In many places, people perform ‘Kumari Pooja’ where they invite pre-pubescent girls, wash their feet, apply tilak on their forehead and worship them. Then, they are offered some prasad and gifts or cash. People take their blessings.
- Homa and bhog: On ‘navami’, people perform ‘home’ or ‘hawan’ (the ninth day of the festival. In this ritual people offer ‘bhog’ to Agni dev (Fire god) as an oblation. On this day, people perform ‘Dhunuchi Naach’. This is one of the fun-filled rituals, where people take burning charcoal in clay pots and dance to the beats of dhaak (drum). Some people perform ‘Kanchika’ or ‘Kumari Pooja’ on Navami.
- Sindoor khela and immersion: The last day of Durga Puja, which is the ‘dashmi’, is celebrated as ‘Vijayadashmi’, or “Bijoya Dashomi’ (as people say in typically Bangla language). This day is marked by ‘sindoor khela’ (play with sindoor), where women smear the traditional red sindoor (vermillion) on the idols of the goddess and also apply sindoor on other ladies. Applying sindoor signifies wishing each other a happy and blissful married life. Historically, this particular ritual has been restricted to married women only.

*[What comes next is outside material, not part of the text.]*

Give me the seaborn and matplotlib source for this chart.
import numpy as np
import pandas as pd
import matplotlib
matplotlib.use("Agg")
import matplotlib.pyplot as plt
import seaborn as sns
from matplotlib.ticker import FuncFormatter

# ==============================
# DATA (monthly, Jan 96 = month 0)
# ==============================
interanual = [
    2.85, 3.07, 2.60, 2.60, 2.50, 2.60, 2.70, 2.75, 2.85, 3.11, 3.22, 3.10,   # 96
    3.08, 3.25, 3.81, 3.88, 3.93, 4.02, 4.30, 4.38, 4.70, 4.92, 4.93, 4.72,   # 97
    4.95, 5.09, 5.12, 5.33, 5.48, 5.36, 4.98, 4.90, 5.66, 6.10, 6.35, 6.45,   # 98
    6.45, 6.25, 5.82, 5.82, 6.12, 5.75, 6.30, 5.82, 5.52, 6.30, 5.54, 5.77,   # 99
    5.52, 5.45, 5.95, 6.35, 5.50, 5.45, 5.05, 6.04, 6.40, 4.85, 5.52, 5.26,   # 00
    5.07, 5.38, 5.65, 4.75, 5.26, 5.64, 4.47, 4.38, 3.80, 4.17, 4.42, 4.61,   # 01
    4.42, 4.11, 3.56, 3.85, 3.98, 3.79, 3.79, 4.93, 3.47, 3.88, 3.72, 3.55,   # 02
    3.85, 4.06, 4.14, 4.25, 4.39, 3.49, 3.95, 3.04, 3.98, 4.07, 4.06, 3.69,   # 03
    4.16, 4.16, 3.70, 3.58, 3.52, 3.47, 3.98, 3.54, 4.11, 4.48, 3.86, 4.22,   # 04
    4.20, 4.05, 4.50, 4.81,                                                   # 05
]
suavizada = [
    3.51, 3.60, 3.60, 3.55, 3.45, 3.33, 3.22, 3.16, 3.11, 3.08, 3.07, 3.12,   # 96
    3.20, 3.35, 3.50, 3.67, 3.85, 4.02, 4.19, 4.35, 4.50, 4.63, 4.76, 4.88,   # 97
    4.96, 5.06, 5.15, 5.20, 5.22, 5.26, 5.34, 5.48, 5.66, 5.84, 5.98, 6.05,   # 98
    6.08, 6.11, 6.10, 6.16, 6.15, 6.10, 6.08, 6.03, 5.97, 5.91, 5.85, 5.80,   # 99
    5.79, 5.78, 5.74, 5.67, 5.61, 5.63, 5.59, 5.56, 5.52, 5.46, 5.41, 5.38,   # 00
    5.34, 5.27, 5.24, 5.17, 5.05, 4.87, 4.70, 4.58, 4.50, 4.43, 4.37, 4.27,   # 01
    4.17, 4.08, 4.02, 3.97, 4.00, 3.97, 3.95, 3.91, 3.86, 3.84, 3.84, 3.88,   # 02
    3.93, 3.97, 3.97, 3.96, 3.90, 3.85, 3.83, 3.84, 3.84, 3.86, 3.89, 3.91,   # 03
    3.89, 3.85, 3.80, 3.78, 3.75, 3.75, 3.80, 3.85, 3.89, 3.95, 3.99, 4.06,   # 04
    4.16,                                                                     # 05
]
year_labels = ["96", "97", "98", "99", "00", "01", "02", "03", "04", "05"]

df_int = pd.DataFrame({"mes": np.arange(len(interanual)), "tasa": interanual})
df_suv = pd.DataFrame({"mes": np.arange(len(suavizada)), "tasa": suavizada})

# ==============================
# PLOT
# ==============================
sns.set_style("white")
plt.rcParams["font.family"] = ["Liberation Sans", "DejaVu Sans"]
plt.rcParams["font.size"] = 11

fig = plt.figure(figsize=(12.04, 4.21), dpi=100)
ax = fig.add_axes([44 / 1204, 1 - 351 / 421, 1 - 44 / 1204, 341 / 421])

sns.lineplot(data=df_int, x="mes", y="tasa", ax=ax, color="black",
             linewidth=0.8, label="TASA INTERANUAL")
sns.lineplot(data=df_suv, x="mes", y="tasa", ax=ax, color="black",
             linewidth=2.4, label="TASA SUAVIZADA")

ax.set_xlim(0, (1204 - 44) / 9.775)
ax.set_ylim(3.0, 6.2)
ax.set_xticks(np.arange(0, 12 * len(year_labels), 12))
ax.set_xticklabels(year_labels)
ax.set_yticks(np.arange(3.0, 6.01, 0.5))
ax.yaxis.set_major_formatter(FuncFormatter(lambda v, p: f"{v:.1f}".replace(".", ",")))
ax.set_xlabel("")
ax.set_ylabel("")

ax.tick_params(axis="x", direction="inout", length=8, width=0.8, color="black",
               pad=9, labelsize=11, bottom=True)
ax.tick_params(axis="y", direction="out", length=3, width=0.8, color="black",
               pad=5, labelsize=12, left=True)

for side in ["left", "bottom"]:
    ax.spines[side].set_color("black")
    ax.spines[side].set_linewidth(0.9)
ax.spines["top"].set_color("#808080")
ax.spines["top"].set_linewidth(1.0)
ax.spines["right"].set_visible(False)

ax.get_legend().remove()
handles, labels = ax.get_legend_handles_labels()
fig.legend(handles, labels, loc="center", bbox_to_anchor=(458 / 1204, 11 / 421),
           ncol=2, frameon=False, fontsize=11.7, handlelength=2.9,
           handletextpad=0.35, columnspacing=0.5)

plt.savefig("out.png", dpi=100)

The dashmi is the day when Goddess Durga killed Mahishasura and then returned to Mount Kailash. So, to mark that occasion, people take the idols of Goddess Durga in a ceremonious procession to a water body, where the idols are immersed. During the procession, people sing and dance and chant slogans praising the goddess. After the immersion, it is believed that Goddess Durga returns to her mythological marital home at Mount Kailash, taking away all the sorrows of people and giving them gifts of joy and happiness. On this day, people go and meet their family, friends, and relatives, distribute sweets, and exchange gifts and wishes. This marks the end of the festival.
Q. 1: When is Durga Puja celebrated?
Ans: Durga Puja is celebrated during the 10 day period from ‘ekam’ to ‘dashmi’ of the Ashvin month of the Hindu calendar during the ‘shukla’ paksh.
Q. 2: What is the meaning of Mahishasur?
Ans: The word ‘mahisha’ means buffalo and ‘asur’ means demon. So, Mahishasur means Buffalo demon.
Q. 3: What is the meaning of Mahishasuramardini?
Ans: Mahishasuramardini means ‘the killer of Mahishasur’.
Q. 4: What boon did Mahishasur have?
Ans: Mahishasur had a boon that he could only be killed by a woman.
Q. 5: Which are the significant days in Durga Puja?
And: Though a 10-day festival, in Durga Puja, the last 5 days, from panchmi to dashmi are very significant.